In 2016, Basman, with help from his expert team, expanded the warehouse and fabrication shop from 11,000 square feet to 40,000 square feet and bought another 100 containers of stone products—including granite, soapstone, travertine, quartz and marble—from Italy, Spain, Brazil, Turkey and India. He also built a slab showroom alongside the warehouse.
As well, Basman made a huge investment in technology for his fabrication shop, including robotic technology, waterjets, CNC machines and LT55 laser templates—all managed by Randy Morgan, one of Basman’s first employees. Morgan is a 19-year veteran of fabrication operations and serves as the firm’s Robotics and CNC Manager.

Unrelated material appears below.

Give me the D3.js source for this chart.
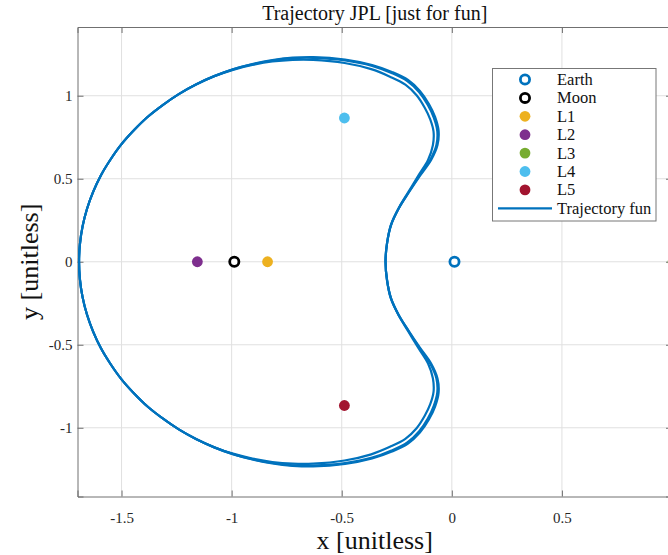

“Most fabricators don’t have the array of machines that we have,” explains Morgan. “Stone fabrication is all about precision. Manual cutting simply can’t achieve the curves and shapes that some of our customers require within the cost and schedule requirements. Our robots and waterjets can cut to within one-sixteenth of an inch and our CNC routers polish edges to an extraordinary shine.”
“We set goals and work hard to achieve those objectives—and we’re just beginning.”
Reaching Ever Higher
A year ago, Basman and his team had to expand the warehouse again from 40,000 square feet to 60,000 square feet to accommodate the growing number of colors and styles. In the last year, the company has doubled revenue.
Just as important to Basman is the “feel” of the company. Armina Stone currently employs 60 people, who all know Basman by first name. He has local inspectors on retainer in Brazil, Italy, Spain and Turkey who send him pictures of products and samples to consider for purchase. He also travels to the international tile and stone conferences to meet with quarry owners, who have become his friends and colleagues.
Balsamico explains, “Emre runs Armina Stone like a small company, like a family, which I believe benefits our people and his customers. Every customer is greeted by him or by his leadership team.”
Basman, just 40 years old, has plans to further grow the company. He says, “Right now, our operation can satisfy any customer’s needs, from a homeowner on a budget to someone looking for an exotic, one-of-a-kind work of art, to a developer building a large complex. There is no job that we cannot do. We set goals and work hard to achieve those objectives—and we’re just beginning.”
Basman and his team have already taken steps to double revenue in 2018 by expanding their customer base beyond the Northeast, just as Basman envisioned while sitting on top of that mountain in Tuscany 15 years ago.